Beyond the Gates
Post-Graduation Stories of a World Unexpected
Published: Friday, January 24, 2014
Updated: Friday, January 24, 2014 22:01
At least once a year, Georgetown students can be found camped outside Healy Hall at 4:30 in the morning, waiting for admission to listen to world leaders, members of the cabinet or one of the Clintons.
Resumes are lined with internships from Wall Street and major consulting groups. Suits are kept ready for pre-professional networking events.
This attitude reflects Georgetown students’ academic paths — and their plans post-graduation. While the plurality of graduates goes into consulting, many follow less traditional paths, whether or not through their own volition.
From struggling to find full time-employment to dropping ambitions of becoming a doctor to pursue acting, three recent graduates and a current senior share their experiences of taking on the world outside of Georgetown.
"I felt like I was lost at sea."
Robert Miller (SFS ’13) grew up in a middle-class family in Kentucky. He dreamt of traveling abroad, an opportunity he didn’t have when he was younger. With an older brother who served as a Marine in Iraq during the initial invasion in 2003, Miller grew up hearing stories of the world beyond his hometown.
“His service and stories of travel to Asia and the Middle East made me want to serve my country through an avenue other than the military,” Miller said.
Drawn to Georgetown because of its location, Miller planned on making the most of internships and academics. He majored in international politics and decided to graduate in three years instead of four, figuring that it was cost-effective and would look impressive on a resume.
What Miller didn’t plan for was a global financial crisis. According to a study done at Northeastern University, 36 percent of college graduates in 2013 were employed at jobs that don’t require a degree, a figure that has increased by about 10 percent in the last decade.
Those kinds of numbers didn’t allow for a lot of flexibility when it came to reconsidering an academic pursuit, especially since Miller’s schedule at Georgetown was already constricted by a shorter road to graduation. Unfortunately, it was at the time he was solidifying his major that he began to question how much he wanted to devote his career to the United States government.
His personal political opinions began to conflict with public political decisions and Miller began to struggle with the knowledge that he was stuck majoring in something that he no longer felt compelled to pursue.
Unfortunately, this lack of passion seemed to be evident to employers as well.
“I applied three times, unsuccessfully, for an internship with the State Department before I reached the point where I started to consider other career paths,” Miller said. “Suddenly, I was faced with the prospect of having to compete in the job market. And I felt like I was lost at sea.”

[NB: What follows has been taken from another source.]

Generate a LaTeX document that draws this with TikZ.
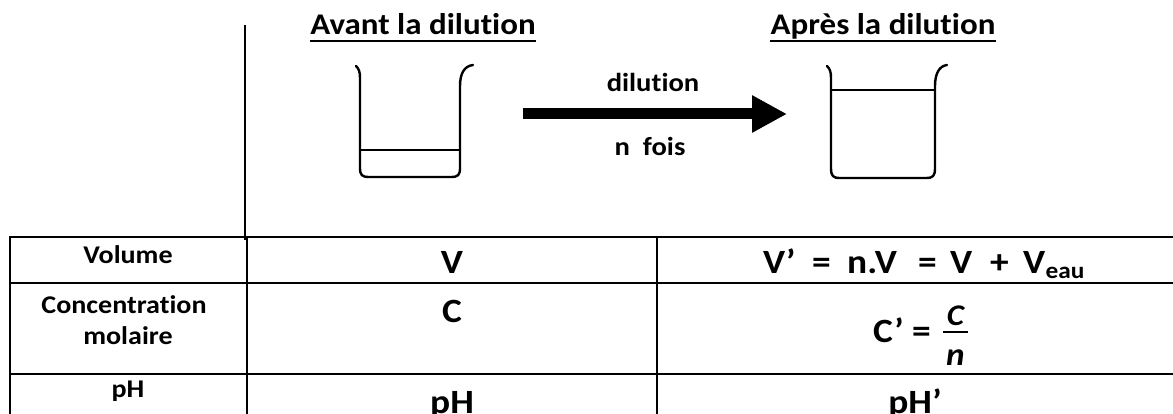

Yet he felt confident that having a degree from Georgetown would make the world after college relatively easy to navigate. Miller encountered an entirely different reality and ended up landing a job that his classes didn’t prepare him for.
He started working retail at Macy’s.
“I nearly reached the level of long-term unemployment,” Miller said. “The longer you go with a job, the more employers are inclined to think that something is wrong with you.”
Miller has since moved back to D.C. and is currently considering going back to school for energy policy.
“I still have plenty of time to figure this whole life thing out," Miller said.
"What if I studied French for nothing?”
For some people, there’s something irresistible about foreign languages. Liz Frothingham (COL ’14) is one of these people. Her love of languages began back in high school, where she began learning both French and Spanish. She originally began her college education at Colby College in Maine, where she majored in French. Although she changed universities, eventually landing at Georgetown, she retained her major, an interest that was solidified by a semester abroad during her freshman year.
Georgetown offered Frothingham the opportunity to study something that she was initially interested in, and gave her the ability to pursue it on a global scale.
“I’m seeking to teach English abroad in France with Teaching Assistantship Program in France,” Frothingham said. And while TAPIF requires only a single online application it also means that Frothingham is in a state of flux until she receives her admission decision letter, in the spring.
“Until the spring, I get to sit here in the unknown, being constantly peppered with the dreaded, ‘So what are you doing after graduation?’ query,” Frothingham said.
Although Frothingham is confident in her decision to teach abroad and is looking forward to applying her major to help others, she admits that she is not above the fear of having wasted her education.
“While I have ideas about what I might like to do, whenever I begin to nose around for a job within a field, I fear that what I find, or what I am qualified for, doesn’t match what I imagine the workforce to be,” Frothingham said. “It also beckons questions about my studies: Did I pick the right major? What if I studied French for nothing?”
“I’m now in my freshman year of life and I’m loving it."
Zoë Lillian (COL ’13) did not know that after four years of rigorous academics, she would be pursuing a career in a field that inspires high-school graduates to head to California every summer.
Originally, Lillian maintained a mentality shared by a majority of students. She had lofty ideals of one day becoming president. She considered disciplines in which she would get her doctorate, if she decided to go that route. Despite starting her Georgetown education interested in typical Georgetown subjects, Lillian developed an interest in linguistics and later added a minor of theater and performance studies.